We're past the Dawning of the Age. And our prime, too, it seems: What can I expect of you? Probably not much. Let's start by looking for that translator. But not here I guess. I don't need tweeting twits, I need a translator. A good one. But how am I supposed to sort out all these bozos?

The Canadian Translators, Terminologist and Interpreters Council

Canadians are nice, if a bit boring. Maple syrup is cool. And I hear they were nicer to their native peoples. If I want a vision I can follow Siberian tradition and take some mushrooms for that, but I'm on a mission to find that translator right now, so I'll be moving on....

to those University Guys in Austria

Well, they have a search function to find my translator. That's good. But I'll have to check my document carefully when it gets retyped in the other language, because I don't want those funny question mark diamonds for apostrophes.

The German Association of Interpreters and Translators (BDÜ)

Hm. German ads. Frames. Reminds me of those web pages my grandfather used to program. But hey, I can search in English for the translator I want. I just hope that person knows more about capitalization in English than the author of the home page.

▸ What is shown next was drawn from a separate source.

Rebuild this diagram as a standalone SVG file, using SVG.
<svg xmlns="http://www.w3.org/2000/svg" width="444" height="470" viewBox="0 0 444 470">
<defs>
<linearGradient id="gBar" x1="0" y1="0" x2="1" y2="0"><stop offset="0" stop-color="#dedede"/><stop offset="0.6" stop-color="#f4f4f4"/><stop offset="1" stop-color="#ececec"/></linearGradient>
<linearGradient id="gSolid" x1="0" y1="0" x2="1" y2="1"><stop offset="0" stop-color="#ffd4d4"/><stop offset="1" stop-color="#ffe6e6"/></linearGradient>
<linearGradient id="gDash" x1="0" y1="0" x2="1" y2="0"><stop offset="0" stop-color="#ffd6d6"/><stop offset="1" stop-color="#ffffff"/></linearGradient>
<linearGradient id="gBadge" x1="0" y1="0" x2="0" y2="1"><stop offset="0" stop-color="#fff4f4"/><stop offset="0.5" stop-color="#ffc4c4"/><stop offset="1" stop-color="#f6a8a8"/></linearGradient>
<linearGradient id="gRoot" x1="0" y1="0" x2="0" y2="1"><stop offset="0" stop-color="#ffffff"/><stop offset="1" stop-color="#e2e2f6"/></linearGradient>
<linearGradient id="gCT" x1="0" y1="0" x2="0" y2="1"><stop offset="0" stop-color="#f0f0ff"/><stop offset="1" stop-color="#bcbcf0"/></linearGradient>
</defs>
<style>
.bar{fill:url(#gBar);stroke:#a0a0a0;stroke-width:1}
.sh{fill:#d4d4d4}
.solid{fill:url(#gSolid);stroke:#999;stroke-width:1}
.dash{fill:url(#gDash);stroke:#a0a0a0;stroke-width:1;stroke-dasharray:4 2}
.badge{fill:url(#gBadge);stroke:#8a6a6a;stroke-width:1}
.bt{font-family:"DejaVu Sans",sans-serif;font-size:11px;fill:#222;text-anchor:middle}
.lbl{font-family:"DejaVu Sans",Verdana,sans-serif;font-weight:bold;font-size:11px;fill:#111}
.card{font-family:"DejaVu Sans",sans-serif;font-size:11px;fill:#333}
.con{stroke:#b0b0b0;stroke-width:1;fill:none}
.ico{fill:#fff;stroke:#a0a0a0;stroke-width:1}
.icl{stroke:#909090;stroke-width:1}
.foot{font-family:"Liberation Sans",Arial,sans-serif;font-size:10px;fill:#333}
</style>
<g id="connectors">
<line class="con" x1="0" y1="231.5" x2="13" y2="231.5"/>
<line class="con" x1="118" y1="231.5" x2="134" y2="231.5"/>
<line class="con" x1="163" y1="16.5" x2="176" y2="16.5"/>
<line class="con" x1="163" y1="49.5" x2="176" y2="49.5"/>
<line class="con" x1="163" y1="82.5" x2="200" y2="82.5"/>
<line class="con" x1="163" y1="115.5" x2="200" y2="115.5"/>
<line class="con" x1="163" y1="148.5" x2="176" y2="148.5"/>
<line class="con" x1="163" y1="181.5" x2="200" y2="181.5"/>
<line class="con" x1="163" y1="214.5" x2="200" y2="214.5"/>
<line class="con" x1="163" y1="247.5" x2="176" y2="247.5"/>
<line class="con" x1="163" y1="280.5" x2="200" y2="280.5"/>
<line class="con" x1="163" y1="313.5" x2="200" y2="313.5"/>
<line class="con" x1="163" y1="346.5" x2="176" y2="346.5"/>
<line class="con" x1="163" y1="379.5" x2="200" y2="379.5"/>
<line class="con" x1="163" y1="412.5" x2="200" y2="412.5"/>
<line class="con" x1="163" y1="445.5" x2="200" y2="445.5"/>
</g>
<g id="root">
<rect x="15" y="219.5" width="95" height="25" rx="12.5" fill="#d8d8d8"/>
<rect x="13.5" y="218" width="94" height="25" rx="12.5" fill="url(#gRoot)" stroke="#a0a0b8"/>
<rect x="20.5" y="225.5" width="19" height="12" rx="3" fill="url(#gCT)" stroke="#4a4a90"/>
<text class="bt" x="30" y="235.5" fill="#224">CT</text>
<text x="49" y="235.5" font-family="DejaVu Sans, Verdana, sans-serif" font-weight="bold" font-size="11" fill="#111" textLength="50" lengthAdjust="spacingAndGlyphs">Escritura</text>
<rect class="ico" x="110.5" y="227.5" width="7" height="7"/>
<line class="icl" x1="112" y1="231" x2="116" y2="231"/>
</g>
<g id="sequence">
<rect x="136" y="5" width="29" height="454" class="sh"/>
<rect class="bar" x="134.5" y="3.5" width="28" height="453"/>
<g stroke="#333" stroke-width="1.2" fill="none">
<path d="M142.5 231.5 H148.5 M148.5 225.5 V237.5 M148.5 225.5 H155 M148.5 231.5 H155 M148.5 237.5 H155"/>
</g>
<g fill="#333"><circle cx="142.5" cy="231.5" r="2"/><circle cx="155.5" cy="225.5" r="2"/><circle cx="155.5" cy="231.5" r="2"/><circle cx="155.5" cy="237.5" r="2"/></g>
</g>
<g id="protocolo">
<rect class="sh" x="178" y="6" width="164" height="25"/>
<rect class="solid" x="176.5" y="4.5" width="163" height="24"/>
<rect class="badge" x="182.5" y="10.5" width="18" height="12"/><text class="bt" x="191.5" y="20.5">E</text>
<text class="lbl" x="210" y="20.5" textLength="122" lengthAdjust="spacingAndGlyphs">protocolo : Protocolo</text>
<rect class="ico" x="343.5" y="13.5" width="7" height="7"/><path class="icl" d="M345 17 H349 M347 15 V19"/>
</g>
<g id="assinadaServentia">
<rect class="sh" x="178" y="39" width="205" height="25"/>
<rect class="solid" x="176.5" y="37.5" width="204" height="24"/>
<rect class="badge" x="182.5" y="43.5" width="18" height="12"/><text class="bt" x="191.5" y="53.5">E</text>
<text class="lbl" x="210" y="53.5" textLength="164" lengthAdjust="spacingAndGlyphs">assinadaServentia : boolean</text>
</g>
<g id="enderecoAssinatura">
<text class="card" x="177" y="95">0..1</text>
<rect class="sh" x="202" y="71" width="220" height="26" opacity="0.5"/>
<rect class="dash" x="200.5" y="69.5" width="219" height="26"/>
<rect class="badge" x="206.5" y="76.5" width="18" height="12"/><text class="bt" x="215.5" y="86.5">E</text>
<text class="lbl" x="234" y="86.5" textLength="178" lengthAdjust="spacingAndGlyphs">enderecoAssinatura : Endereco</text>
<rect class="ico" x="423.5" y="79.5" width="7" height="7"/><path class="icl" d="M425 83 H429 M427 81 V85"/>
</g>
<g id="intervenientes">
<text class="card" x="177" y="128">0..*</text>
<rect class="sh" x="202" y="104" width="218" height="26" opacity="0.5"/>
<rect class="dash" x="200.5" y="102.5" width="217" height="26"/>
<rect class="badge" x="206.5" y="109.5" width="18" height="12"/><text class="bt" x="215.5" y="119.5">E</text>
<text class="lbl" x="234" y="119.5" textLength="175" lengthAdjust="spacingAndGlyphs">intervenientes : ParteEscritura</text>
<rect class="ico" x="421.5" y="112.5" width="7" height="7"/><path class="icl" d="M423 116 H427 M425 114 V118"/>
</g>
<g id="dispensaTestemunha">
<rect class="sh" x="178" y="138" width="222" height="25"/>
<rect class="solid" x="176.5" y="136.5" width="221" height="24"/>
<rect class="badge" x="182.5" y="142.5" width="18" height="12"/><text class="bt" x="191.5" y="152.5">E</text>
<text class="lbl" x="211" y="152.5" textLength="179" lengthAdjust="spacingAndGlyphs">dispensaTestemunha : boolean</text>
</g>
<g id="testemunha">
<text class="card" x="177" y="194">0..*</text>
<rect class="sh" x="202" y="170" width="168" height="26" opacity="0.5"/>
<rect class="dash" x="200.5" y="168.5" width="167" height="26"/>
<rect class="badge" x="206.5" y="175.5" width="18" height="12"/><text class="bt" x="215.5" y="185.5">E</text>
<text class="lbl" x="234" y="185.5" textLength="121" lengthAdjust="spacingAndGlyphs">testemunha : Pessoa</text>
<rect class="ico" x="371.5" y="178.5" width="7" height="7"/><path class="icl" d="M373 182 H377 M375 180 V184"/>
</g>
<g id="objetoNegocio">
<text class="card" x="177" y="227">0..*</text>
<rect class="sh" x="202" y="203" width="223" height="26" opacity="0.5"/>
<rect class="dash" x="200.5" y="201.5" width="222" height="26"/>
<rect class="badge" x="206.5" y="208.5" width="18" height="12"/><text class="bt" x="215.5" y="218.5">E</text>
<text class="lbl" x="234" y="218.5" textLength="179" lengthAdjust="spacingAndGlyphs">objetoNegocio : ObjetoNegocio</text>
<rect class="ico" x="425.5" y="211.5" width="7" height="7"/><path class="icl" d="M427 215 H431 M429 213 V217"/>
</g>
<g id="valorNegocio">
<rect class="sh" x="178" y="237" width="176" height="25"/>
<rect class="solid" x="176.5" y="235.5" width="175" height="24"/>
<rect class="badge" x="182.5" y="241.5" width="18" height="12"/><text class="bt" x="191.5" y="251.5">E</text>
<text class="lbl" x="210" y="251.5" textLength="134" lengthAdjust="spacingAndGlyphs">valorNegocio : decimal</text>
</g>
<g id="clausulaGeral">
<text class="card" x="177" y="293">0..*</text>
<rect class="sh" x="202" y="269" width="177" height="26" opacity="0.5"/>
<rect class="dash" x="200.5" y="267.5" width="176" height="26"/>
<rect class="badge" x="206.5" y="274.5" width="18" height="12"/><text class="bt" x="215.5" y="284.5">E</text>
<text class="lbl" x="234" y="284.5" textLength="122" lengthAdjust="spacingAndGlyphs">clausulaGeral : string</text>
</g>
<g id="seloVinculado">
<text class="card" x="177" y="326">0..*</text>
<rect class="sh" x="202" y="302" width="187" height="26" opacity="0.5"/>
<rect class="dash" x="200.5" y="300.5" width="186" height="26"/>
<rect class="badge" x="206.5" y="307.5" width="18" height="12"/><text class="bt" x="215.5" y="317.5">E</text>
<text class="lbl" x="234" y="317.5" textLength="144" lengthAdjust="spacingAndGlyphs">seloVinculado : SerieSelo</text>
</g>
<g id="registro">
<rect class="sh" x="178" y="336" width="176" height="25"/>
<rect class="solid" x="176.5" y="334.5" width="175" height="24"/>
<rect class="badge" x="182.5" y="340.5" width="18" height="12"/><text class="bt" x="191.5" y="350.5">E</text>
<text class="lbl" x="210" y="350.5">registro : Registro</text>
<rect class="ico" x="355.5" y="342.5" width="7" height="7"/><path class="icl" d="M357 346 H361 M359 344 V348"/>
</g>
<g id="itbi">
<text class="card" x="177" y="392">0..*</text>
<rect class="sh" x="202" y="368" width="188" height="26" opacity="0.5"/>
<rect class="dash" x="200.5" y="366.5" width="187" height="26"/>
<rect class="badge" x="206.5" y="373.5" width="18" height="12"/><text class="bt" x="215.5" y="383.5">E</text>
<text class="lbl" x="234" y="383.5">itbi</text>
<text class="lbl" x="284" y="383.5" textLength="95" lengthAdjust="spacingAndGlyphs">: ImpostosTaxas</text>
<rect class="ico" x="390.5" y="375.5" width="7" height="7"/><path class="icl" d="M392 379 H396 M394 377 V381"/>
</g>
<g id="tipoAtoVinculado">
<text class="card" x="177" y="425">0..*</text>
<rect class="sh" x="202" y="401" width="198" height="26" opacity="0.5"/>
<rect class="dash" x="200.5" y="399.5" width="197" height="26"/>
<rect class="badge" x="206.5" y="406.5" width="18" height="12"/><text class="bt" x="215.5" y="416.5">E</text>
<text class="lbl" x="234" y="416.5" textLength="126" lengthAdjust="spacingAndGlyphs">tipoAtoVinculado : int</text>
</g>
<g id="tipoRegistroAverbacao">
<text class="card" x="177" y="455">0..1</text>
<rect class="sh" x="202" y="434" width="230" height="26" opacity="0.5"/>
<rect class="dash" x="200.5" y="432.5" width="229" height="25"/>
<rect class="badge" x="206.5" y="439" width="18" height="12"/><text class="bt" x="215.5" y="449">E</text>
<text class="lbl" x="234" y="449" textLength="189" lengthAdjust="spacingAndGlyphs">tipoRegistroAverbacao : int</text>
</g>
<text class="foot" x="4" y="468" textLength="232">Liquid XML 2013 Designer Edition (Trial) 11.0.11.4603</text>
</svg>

Trust those Brits to get an unruly guy like me sorted out and back on track to find a translator. I think I'll just select that Directory of Members wherever it is and get right on with it, cheerio. But first I'll stay here for a while and absorb the rays from that blue layout. Love that blue. But lose that stupid animation at the upper right.

1 comment:

  1. A wonderful idea, comparing translator's internet portals from a customer's point of view. An interesting and fun read, thanks!